Patentee Burden Drives PTAB Obviousness Analysis

In Prolitec, Inc., v. Scentair Technologies, Inc.  the Court of Appeals for the Federal Circuit (CAFC) confirmed that patentees bear the burden of demonstrating patentability for amended claims in AIA trial proceedings before the USPTO Patent Trial & Appeal Board (PTAB).  Prolitec also found that this burden encompassed both the art of record in the AIA trial proceeding as well as the original patent prosecution history.

Earlier this week, in Illumina Cambridge LTD., v. Intelligent Bio-Systems, Inc., the Court explored the PTAB’s analysis of amended claims relative to the burden of the patentee.  That is, whether or not the Board is required to do a traditional obvious analysis for amended claims, anew, or whether the existing record can be used as a backdrop by which the movant’s burden can be assessed.
The patents at issue in the appeal are 7,057,026 and 8,158,346, both relating to DNA sequencing by synthesis (“SBS”) with non-natural nucleotides. SBS allows one to determine the composition of a target DNA sequence by synthesizing new copies of the DNA.  In amending its claims, Illumina added the limitation that the cleavable linker “contains a disulfide linkage.”  The Board denied the amended claims as unpatentable.

On appeal, Illumina argued that the Board, focused on the added limitation to the exclusion of the rest of the claim.  Illumina reasoned that because the prior art teaches both that SBS requires greater than 90% deblocking efficiency, and that cleaving disulfide linkages was variable and inefficient, one of skill in the art would not have been motivated to combine the prior art for SBS methods. In the view of Illumina, the presence of a disulfide linkage in the art was not enough absent the view of the combination.

For its part, Intelligent Bio-Systems (“Bio”) responded [to Illumina’s argument that “the Board improperly limited its analysis to the disulfide linkage limitation, rather than also considering the combination of the additional limitations] that Illumina failed to carry its burden of showing that the proposed substitute claims were patentable over the prior art of record.  Bio also argued that because the Board had already decided in it Decisions to Institute that the prior art taught all of the limitations in the original claims, the only additional limitation in the proposed claims was the disulfide linker, and thus the Board only needed to address the prior art relating to the successful use of disulfide linker in DNA sequencing.

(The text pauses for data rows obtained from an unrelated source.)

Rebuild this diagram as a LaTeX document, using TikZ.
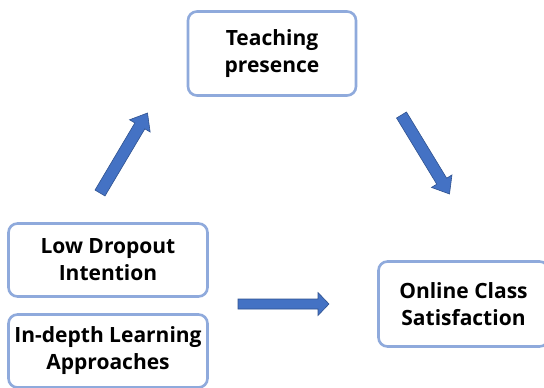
\documentclass[tikz,border=0pt]{standalone}
\usepackage{fontspec}
\setmainfont{Open Sans}
\usepackage{tikz}
\usetikzlibrary{calc}
\definecolor{boxline}{HTML}{8FAADC}
\definecolor{arrfill}{HTML}{4472C4}
\definecolor{arredge}{HTML}{2F528F}
\tikzstyle{factor}=[draw=boxline, line width=2.6pt, rounded corners=9pt, fill=white, align=center, inner sep=0pt, font=\fontsize{21}{27}\selectfont\bfseries]
\tikzstyle{blockarr}=[fill=arrfill, draw=arredge, line width=.6pt, line join=miter]
% tail, tip, half shaft, half head, head length
\newcommand{\bigarrow}[5]{%
  \coordinate (hb) at ($(#2)!#5!(#1)$);
  \draw[blockarr] ($(#1)!#3!90:(#2)$) -- ($(hb)!#3!90:(#2)$) -- ($(hb)!#4!90:(#2)$) -- (#2)
    -- ($(hb)!#4!-90:(#2)$) -- ($(hb)!#3!-90:(#2)$) -- ($(#1)!#3!-90:(#2)$) -- cycle;}

\begin{document}
\begin{tikzpicture}[x=1pt, y=-1pt]
    \useasboundingbox (0,0) rectangle (544,388);

    \node[factor, minimum width=168pt, minimum height=84pt] (teach) at (272,53.5) {Teaching\\presence};
    \node[factor, minimum width=199pt, minimum height=73pt] (drop) at (108,260) {Low Dropout\\Intention};
    \node[factor, minimum width=199pt, minimum height=73pt] (deep) at (108,351) {In-depth Learning\\Approaches};
    \node[factor, minimum width=170pt, minimum height=85pt] (online) at (463.5,304) {Online Class\\Satisfaction};

    \coordinate (up-s) at (100,193);
    \coordinate (up-e) at (147.5,113);
    \coordinate (dn-s) at (401.5,115);
    \coordinate (dn-e) at (449.5,194);
    \coordinate (rt-s) at (238,304);
    \coordinate (rt-e) at (329,304);

    \bigarrow{up-s}{up-e}{5.8pt}{12pt}{15pt}
    \bigarrow{dn-s}{dn-e}{5.8pt}{12pt}{15pt}
    \bigarrow{rt-s}{rt-e}{5pt}{11.5pt}{11pt}
  \end{tikzpicture}
\end{document}
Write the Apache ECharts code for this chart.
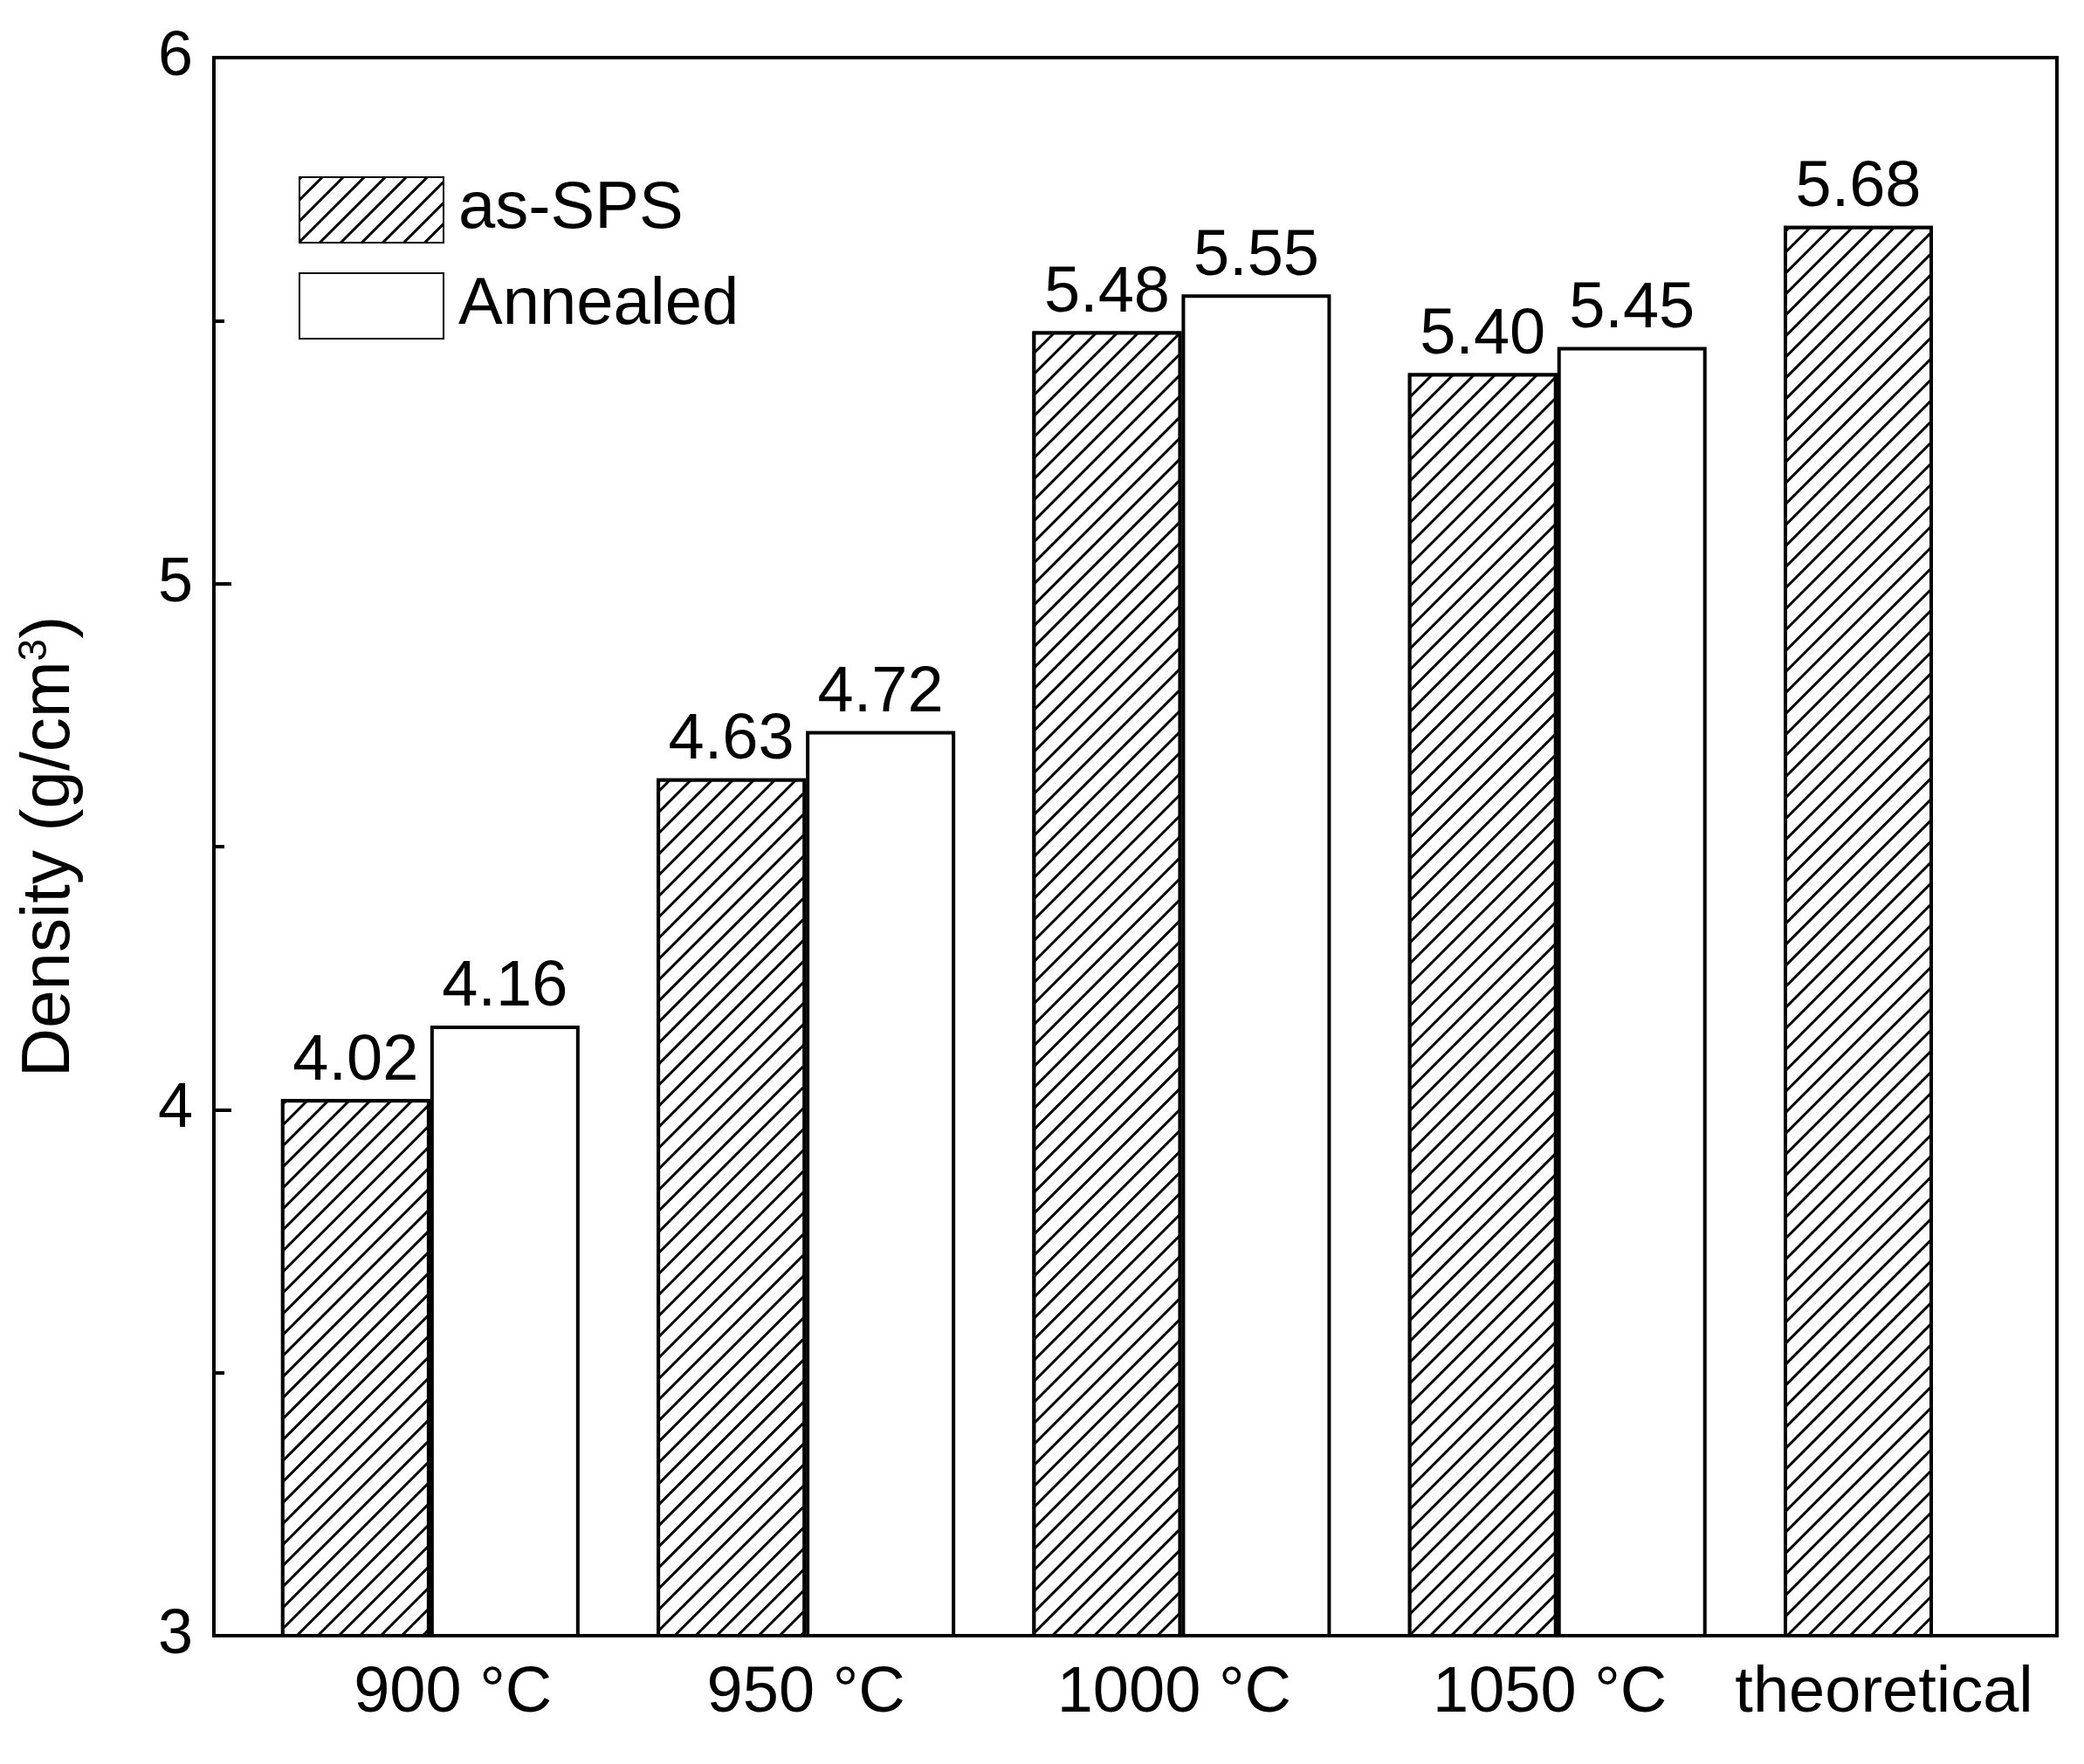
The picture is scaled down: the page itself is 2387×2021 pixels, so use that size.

(Of course, a Decision to Institute is preliminary. Yet, amendment is only denied at the time of Final Written Decision (FWD).  Here, the Board seemingly had not strayed from its original determination.)

In affirming the Board, the Court explained (here):

Because none of the original claims comprised the limitation of the linker containing a disulfide linkage, the Board chose to primarily address prior art relevant to that limitation to determine whether Illumina had proven that the addition rendered the claims as a whole nonobvious.

The Board did not analyze the obviousness of using a disulfide linkage in SBS in isolation, however; the original claims provided a backdrop for the Board to find that one of skill in the art would have reasonably expected to succeed in using a linker with a disulfide linkage as claimed. The prior art taught the use of linkers containing disulfide linkages for attaching a label to a nucleotide, as well as the desirability of simultaneously removing labels and protecting groups, in DNA sequencing methods. One of skill in the art would have been motivated to use a commercially available linker to attach a label to a nucleotide that also could be removed when removing the protecting group, and thus would have been motivated to modify SBS prior art with a disulfide linkage as claimed. The heightened standard that Illumina decries is instead properly Illumina’s burden to show nonobviousness, proof that one of skill in the art would not have a reasonable expectation of success in using a disulfide linkage

(emphasis added)

Stated another way, it was not the Board’s burden to demonstrate obviousness in a traditional sense (by assessing the claim as a whole). Rather, the Board may simply fault the patentee’s showing, focusing on the newly added language as compared to the existing record, which was reaffirmed by the Board at the time of the FWD.